A study conducted in two Norwegian cities in 2008 showed that providing women aged 20-24 with free birth control (the pill, injection, patches, spirals, and vaginal rings) cut the abortion rate in those cities in half.  The government was so impressed that it drafted a new bill to subsidise the cost of hormonal contraceptives, with the aim of halving the national abortion rate.  The bill had wide support from all political parties and became law on the 1st of January, 2011.
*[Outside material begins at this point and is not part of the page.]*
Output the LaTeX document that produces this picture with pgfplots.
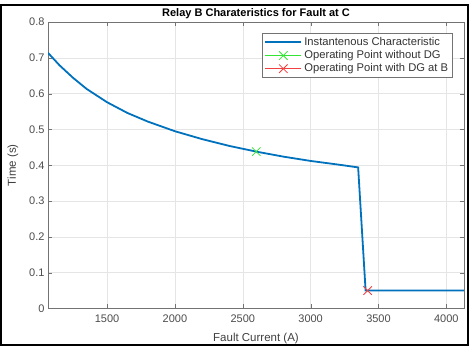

I'm quite surprised that some Filipinos, including the man who emailed me, think House Bill 5043 is "liberal" and "wicked."  It looks like a very conservative and cautious bill to me.  I understand full well that the Catholic Church doesn't like the bill, and I know that H.E. Archbishop Oscar Cruz says it will "lead to the implementation of an immoral policy."  If they honestly believe that, they are within their right to say so, but I for one cannot see how giving Filipinos the basic option to decide family planning matters on their own is either liberal, wicked, or immoral.  The Filipino people are not children, and they should not be treated as such.

Of course there are other "grave concerns" surrounding the bill, including the much-feared implementation of sex education in the schools.  This seems to be the boogeyman under the bed for many conservatives.  I suppose the status quo of teenagers swapping STDs and getting pregnant is the best way to go? 

I know that if you already don't like Norway, this next bit of information will really seal the deal.  Not only do we have comprehensive sex education in the schools, but students are able to get free condoms from the school nurse anytime.  Birth control pills for girls are also available for free from school nurses, starting at age 16.  Condoms and pills are also available for free from government-run Youth Health Centres which can be found in every community.  What's more, teenagers can order condoms online for free and have them delivered to their home two days later (up to 20 condoms at a time), paid for by the Norwegian Health Department.  Imagine that ever happening in the Philippines.

But in all seriousness, there are very big differences (obviously) between the policies of our two countries. Nordic governments tend to base their policies on research rather than religion, and provide extensive public education programs using a wide range of media. The end results speak for themselves: lower teen pregnancy rates, lower STD infection rates, lower abortion rates.  Teenage abstinence-only education doesn't do that, by the way; proper sex education and access to contraceptives does.

If the goal is to protect the health, dignity, and well-being of the people, then it is high time to use methods that show results. Hopefully for the Philippines, the Reproductive Health Bill will pass, and soon.  And if it does it will at least be a step in the right direction.